There seems to have been resistence – crossbow bolts have been found in this area – but the attackers fought their way up and along the very steep ridge, over and past outcrops of rock, to a point where they could assemble the catapults.
Siege engines in the air
The ridge becomes gradually less steep as it approaches the village, but the total height difference between the watchtower and the village is still a considerable and steep 300 metres. The closer the catapults were to the castrum and the smaller the height difference the better.
The Cathars had not left the eastern approach to the village completely undefended: quarrying had created a dry moat with (possibly) a drawbridge and behind that they had built a fortified gate that would have been difficult to storm by infantry alone. They seem never to have imagined that they would be facing siege engines hurling rocks at them. That lack of imagination would be their undoing.
The defenders also had at least one catapult, but the attackers offered no major structures against which they could use it. Stone balls, weighing between 20 and 80 kilograms, were quarried from the limestone of the top of the hill. There were even small balls of around 5 kilograms that were thrown in clusters. There was an endless supply of ammunition from the quarry, allowing the attackers to subject the village to a relentless bombardment, a spectacle carried out 200 metres above the valley. Archaeologists have found around 20 balls in the area of the castrum.

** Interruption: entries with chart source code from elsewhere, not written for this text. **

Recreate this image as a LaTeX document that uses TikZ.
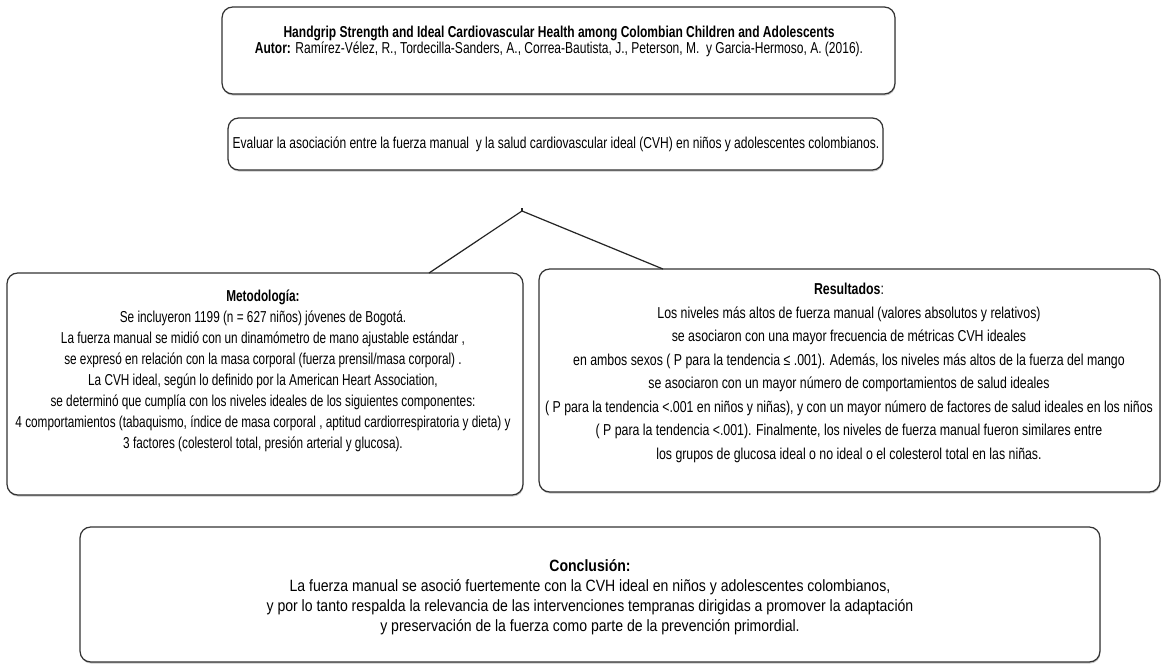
\documentclass[tikz,border=0pt]{standalone}
\usepackage{fontspec}
\setmainfont[FakeStretch=0.76]{Liberation Sans}
\newfontfamily\metfont[FakeStretch=0.745]{Liberation Sans}
\newfontfamily\resfont[FakeStretch=0.78]{Liberation Sans}
\newfontfamily\concfont[FakeStretch=0.86]{Liberation Sans}
\usetikzlibrary{shadows}

\tikzset{
  box/.style={draw=black!80, rounded corners=6pt, fill=white, inner sep=0pt, outer sep=0pt, line width=0.7pt,
    drop shadow={shadow xshift=0.3pt, shadow yshift=-0.9pt, opacity=0.45}},
  txt/.style={align=center, inner sep=0pt, font=\fontsize{9}{12}\selectfont},
  link/.style={line width=0.7pt, black!85}
}

\begin{document}
\begin{tikzpicture}[x=0.02cm, y=-0.02cm]
	\useasboundingbox (0,0) rectangle (1164,672);

	% cuadros
	\node[box, minimum width=13.46cm, minimum height=1.74cm] (titulo) at (558.5,50.5) {};
	\node[box, minimum width=13.1cm, minimum height=1.04cm] (objetivo) at (555.5,144) {};
	\node[box, minimum width=10.32cm, minimum height=4.44cm] (metodo) at (265,384) {};
	\node[box, minimum width=12.42cm, minimum height=4.46cm] (resultado) at (849.5,380.5) {};
	\node[box, minimum width=20.4cm, minimum height=2.7cm] (conclusion) at (590,594.5) {};

	% textos
	\node[txt, font=\fontsize{9}{9.4}\selectfont] (titulotxt) at (559,41.5)
		{\textbf{Handgrip Strength and Ideal Cardiovascular Health among Colombian Children and Adolescents}\\
		 \textbf{Autor:} Ramírez-Vélez, R., Tordecilla-Sanders, A., Correa-Bautista, J., Peterson, M.\ \ y Garcia-Hermoso, A. (2016).};
	\node[txt] (objetivotxt) at (556,144)
		{Evaluar la asociación entre la fuerza manual\ \ y la salud cardiovascular ideal (CVH) en niños y adolescentes colombianos.};
	\node[txt, font=\metfont\fontsize{9}{12}\selectfont] (metodotxt) at (263,371)
		{\textbf{Metodología:}\\
		 Se incluyeron 1199 (n = 627 niños) jóvenes de Bogotá.\\
		 La fuerza manual se midió con un dinamómetro de mano ajustable estándar ,\\
		 se expresó en relación con la masa corporal (fuerza prensil/masa corporal) .\\
		 La CVH ideal, según lo definido por la American Heart Association,\\
		 se determinó que cumplía con los niveles ideales de los siguientes componentes:\\
		 4 comportamientos (tabaquismo, índice de masa corporal , aptitud cardiorrespiratoria y dieta) y\\
		 3 factores (colesterol total, presión arterial y glucosa).};
	\node[txt, font=\resfont\fontsize{9}{13.4}\selectfont] (resultadotxt) at (849,373)
		{\textbf{Resultados}:\\
		 Los niveles más altos de fuerza manual (valores absolutos y relativos)\\
		 se asociaron con una mayor frecuencia de métricas CVH ideales\\
		 en ambos sexos ( P para la tendencia ≤ .001). Además, los niveles más altos de la fuerza del mango\\
		 se asociaron con un mayor número de comportamientos de salud ideales\\
		 ( P para la tendencia <.001 en niños y niñas), y con un mayor número de factores de salud ideales en los niños\\
		 ( P para la tendencia <.001). Finalmente, los niveles de fuerza manual fueron similares entre\\
		 los grupos de glucosa ideal o no ideal o el colesterol total en las niñas.};
	\node[txt, font=\concfont\fontsize{9.3}{11.4}\selectfont] (conclusiontxt) at (590,597)
		{\textbf{Conclusión:}\\
		 La fuerza manual se asoció fuertemente con la CVH ideal en niños y adolescentes colombianos,\\
		 y por lo tanto respalda la relevancia de las intervenciones tempranas dirigidas a promover la adaptación\\
		 y preservación de la fuerza como parte de la prevención primordial.};

	% conectores
	\coordinate (vertice) at (522,211);
	\draw[link] (vertice) -- ++(0,-3);
	\draw[link] (vertice) -- (metodo.north -| 429,0);
	\draw[link] (vertice) -- (resultado.north -| 663,0);
\end{tikzpicture}
\end{document}
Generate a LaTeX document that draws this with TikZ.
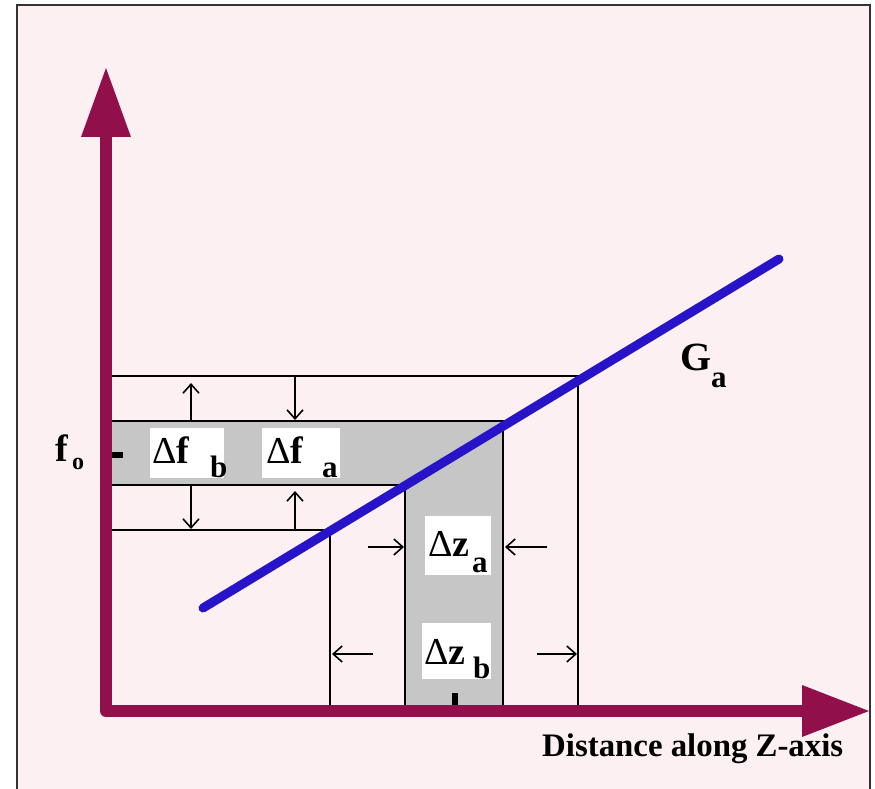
\documentclass[tikz,border=0pt]{standalone}
\usepackage{fontspec}
\setmainfont{Liberation Serif}
\usetikzlibrary{arrows.meta}
\definecolor{bgpink}{RGB}{253,240,243}
\definecolor{axiscol}{RGB}{145,15,75}
\definecolor{bandgray}{RGB}{198,198,198}
\definecolor{linecol}{RGB}{40,20,200}
\tikzset{
  thinline/.style={line width=1.8pt, black},
  dimarrow/.style={line width=1.6pt, black, -{Straight Barb[length=9pt,width=16pt,line width=1.6pt]}},
  labelbox/.style={fill=white, draw=none},
  bigtxt/.style={inner sep=0pt, anchor=base west, font=\fontsize{38}{38}\selectfont},
  subtxt/.style={inner sep=0pt, anchor=base west, font=\fontsize{31}{31}\selectfont\bfseries},
  marker/.style={fill=black, draw=none}
}
\begin{document}
\begin{tikzpicture}[x=1pt,y=-1pt]
\useasboundingbox (0,0) rectangle (875,789);
\fill[white] (0,0) rectangle (875,789);
\filldraw[fill=bgpink, draw=black!80, line width=2pt] (17,5) rectangle (870,810);
% gray L band
\fill[bandgray] (106,421) -- (503,421) -- (503,711) -- (405,711) -- (405,485) -- (106,485) -- cycle;
% coordinates
\coordinate (h1l) at (106,376); \coordinate (h1r) at (578,376);
\coordinate (h2l) at (106,421); \coordinate (h2r) at (503,421);
\coordinate (h3l) at (106,485); \coordinate (h3r) at (405,485);
\coordinate (h4l) at (106,530); \coordinate (h4r) at (330,530);
\coordinate (v1b) at (330,711); \coordinate (v2b) at (405,711);
\coordinate (v3b) at (503,711); \coordinate (v4b) at (578,711);
\draw[thinline] (h1l) -- (h1r) -- (v4b);
\draw[thinline] (h2l) -- (h2r) -- (v3b);
\draw[thinline] (h3l) -- (h3r) -- (v2b);
\draw[thinline] (h4l) -- (h4r) -- (v1b);
% label boxes
\fill[labelbox] (150,428) rectangle (224,478);
\fill[labelbox] (262,428) rectangle (340,478);
\fill[labelbox] (425,516) rectangle (491,575);
\fill[labelbox] (422,623) rectangle (491,679);
% markers
\fill[marker] (112,452) rectangle (123,458);
\fill[marker] (452,693) rectangle (458,705);
% dimension arrows
\coordinate (a1s) at (191,421); \coordinate (a1e) at (191,383);
\coordinate (a2s) at (295,376); \coordinate (a2e) at (295,420);
\coordinate (a3s) at (191,485); \coordinate (a3e) at (191,529);
\coordinate (a4s) at (295,530); \coordinate (a4e) at (295,491);
\coordinate (a5s) at (368,547); \coordinate (a5e) at (404,547);
\coordinate (a6s) at (547,547); \coordinate (a6e) at (505,547);
\coordinate (a7s) at (373,654); \coordinate (a7e) at (332,654);
\coordinate (a8s) at (537,654); \coordinate (a8e) at (577,654);
\draw[dimarrow] (a1s) -- (a1e);
\draw[dimarrow] (a2s) -- (a2e);
\draw[dimarrow] (a3s) -- (a3e);
\draw[dimarrow] (a4s) -- (a4e);
\draw[dimarrow] (a5s) -- (a5e);
\draw[dimarrow] (a6s) -- (a6e);
\draw[dimarrow] (a7s) -- (a7e);
\draw[dimarrow] (a8s) -- (a8e);
% blue line
\coordinate (g1) at (203,608); \coordinate (g2) at (779,259);
\draw[linecol, line width=9pt, line cap=round] (g1) -- (g2);
% axes
\coordinate (ytop) at (106,136); \coordinate (orig) at (106,711); \coordinate (xend) at (803,711);
\draw[axiscol, line width=12pt, line join=round] (ytop) -- (orig) -- (xend);
\fill[axiscol] (106,68) -- (81,137) -- (131,137) -- cycle;
\fill[axiscol] (869,711) -- (802,685) -- (802,737) -- cycle;
% texts
\node[bigtxt] (fo) at (55,461) {\bfseries f};
\node[inner sep=0pt, anchor=base west, font=\fontsize{24}{24}\selectfont\bfseries] (fosub) at (72,469) {o};
\node[bigtxt] (dfb) at (152,463) {Δ\textbf{f}};
\node[subtxt] (dfbs) at (210,477) {b};
\node[bigtxt] (dfa) at (266,463) {Δ\textbf{f}};
\node[subtxt] (dfas) at (322,477) {a};
\node[bigtxt] (dza) at (428,556) {Δ\textbf{z}};
\node[subtxt] (dzas) at (472,572) {a};
\node[bigtxt] (dzb) at (424,664) {Δ\textbf{z}};
\node[subtxt] (dzbs) at (473,678) {b};
\node[inner sep=0pt, anchor=base west, font=\fontsize{40}{40}\selectfont\bfseries] (ga) at (680,370) {G};
\node[subtxt] (gas) at (711,387) {a};
\node[inner sep=0pt, anchor=base west, font=\fontsize{29}{29}\selectfont\bfseries] (xlab) at (542,756) {\resizebox{301pt}{!}{Distance along Z-axis}};
\end{tikzpicture}
\end{document}
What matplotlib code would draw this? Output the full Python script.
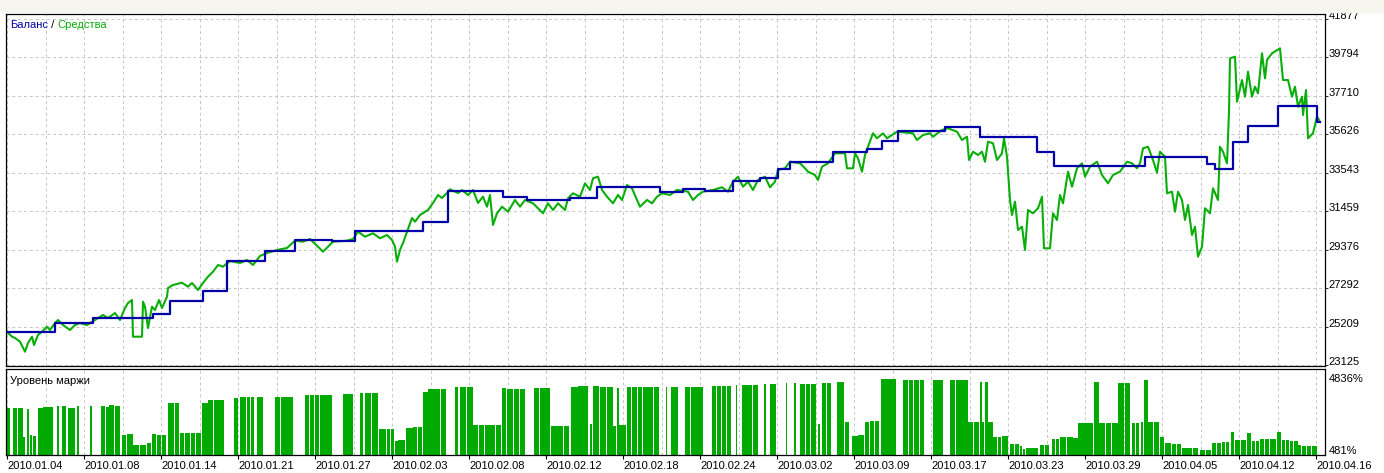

Sometime before 14 February the attackers launched an assault with ladders on the battered eastern defences of the castrum, an assault which was only repelled with great difficulty and with serious losses for the defenders. At that point it was clear that the Cathars had lost. Their village and fort were being steadily reduced to rubble. Further resistence would undoubtably end in a massacre of everyone in the village, not just the cenobites.